Far too many of the authors are full of a self-satisfied parochialism, which allows them, when thinking and writing about cities generally, to take Sydney as the ideal and only example, not just in Australia but also the world. While Melbourne, a city with a very different and highly planned centre, is occasionally considered, and Adelaide, similarly planned, and Perth, get a couple of mentions, all too frequently it is as if Australia has only one city worthy of the description. Cities such as Ballarat, Townsville, or even Canberra, an antipodean garden city, do not rate a mention. It is the overwhelming certainty of most authors that they need look nowhere other than Sydney for inspiration and example that makes Birmingham’s anecdote so ironically amusing.

The editors claim the book is aimed at a wide readership: ‘from professionals in urban design, urban and cultural planning, cultural institutions and associated government agencies to the general public, people with an interest in the liveability of our cities today and in the future.’ However, the highly specific nature of so many of the chapters ensures that their claim to a more wide-ranging interest is unreasonably hopeful. The book’s title is unfortunate at best and at worst a deliberate attempt to appeal to a wider audience.
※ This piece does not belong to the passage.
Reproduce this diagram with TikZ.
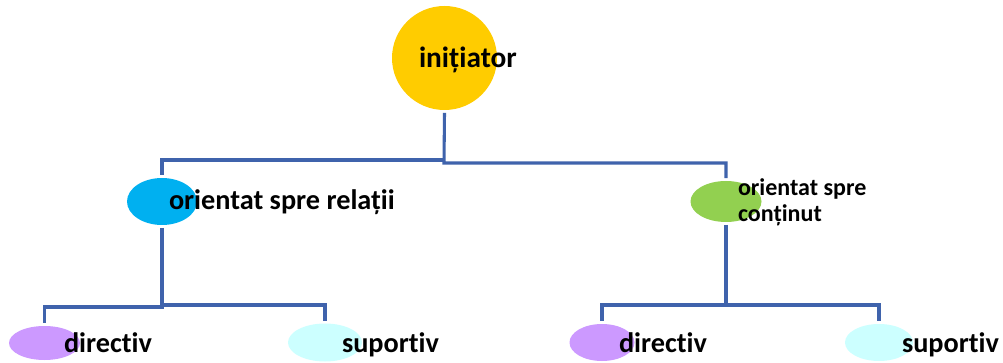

That said, there are some truly insightful chapters into the history of Sydney’s urban development. Ian Hoskins’s account of Cook and Phillip Parks, dedicated in 1878 and gradually eaten away by buildings until, in the rapacious 1990s, an aquatic centre, topped by a café, could be built in front of the city’s most impressive cathedral, tells us that we should not have expected otherwise. Brenda Croft’s highly personal account of coming, as recently as 1985, to live in Redfern, and Frank Alvarez’s explanation of the psychology of shopping malls, are equally informative about quite different experiences of Sydney. Marla Guppy’s description of the lessons learnt from the Living Streets Project in the outer-western Sydney suburb of Liverpool, and in other ethnically diverse suburbs, is full of lively observations and smacks of a real experience of urban living. These essays blend historical fact, observation, critical understanding and a sense of a wider context. On very specific topics, they offer valuable insights into the nature of urban development and living.

Similarly, considering both Sydney and Melbourne, Philip Goad’s comparative study of the impact of the Olympics on Melbourne in 1956 and Sydney forty-four years later, and Andrew Brown-May’s account of the coming of civilisation to these cities, in the form of the first espresso machines, are both full of information. Written with an awareness of a wider world, they restore the reader’s faith in architects and historians who have benefited from travel and the experience of cities other than Sydney and an appreciation of Australia’s place in, and relationship to, other world cities.

On the whole, though, few writers look beyond Australia. In retrospect, this makes Fran Tonkiss’s essay, ‘Inner City Living’, worthy of its opening position because it so well presents the purported subject of the book. But the rest of the writers fail to live up to the challenge, most alarmingly Jane Jacobs’s examination of the place of high-rise urban development. While seemingly an author in search of an authority figure (she cites sources as divergent as Sigmund Freud, Le Corbusier, Roland Barthes, Leonie Sandercock and Prince Charles, among others), she fails to convince that she has experienced or attempted to appreciate the differences in population, geography, ethnicity etc., which all go to make every city different. Several of the essays suggest that the over-whelming problem with urban planning is a failure to see that no two cities are the same or have even vaguely similar needs.

My judgment of this collection of essays masquerading as a book is harsh. While the editors have attempted to present the essays thematically, few have anything much to say about urban development or the nature of cities. Certainly, no debate develops about the topic. As the essays are drawn from conferences, which attracted the best in their fields from both academe and museums, the contributors fail to live up to the standards of their professions. Perhaps these papers would have been best left unpublished, the memories for those who attended the conferences.

Finally, I wonder just what the editors’ task was in assembling this anthology. More than likely they prodded and cajoled speakers into writing up their papers, but there is scant attention to uniformity of approach or grammar. I suppose I might just wish this was the last book of its kind. Why was the money wasted? In a world where institutions can seldom afford to publish books and catalogues, this book has undoubtedly taken up funds that should have been devoted to a more carefully considered publication.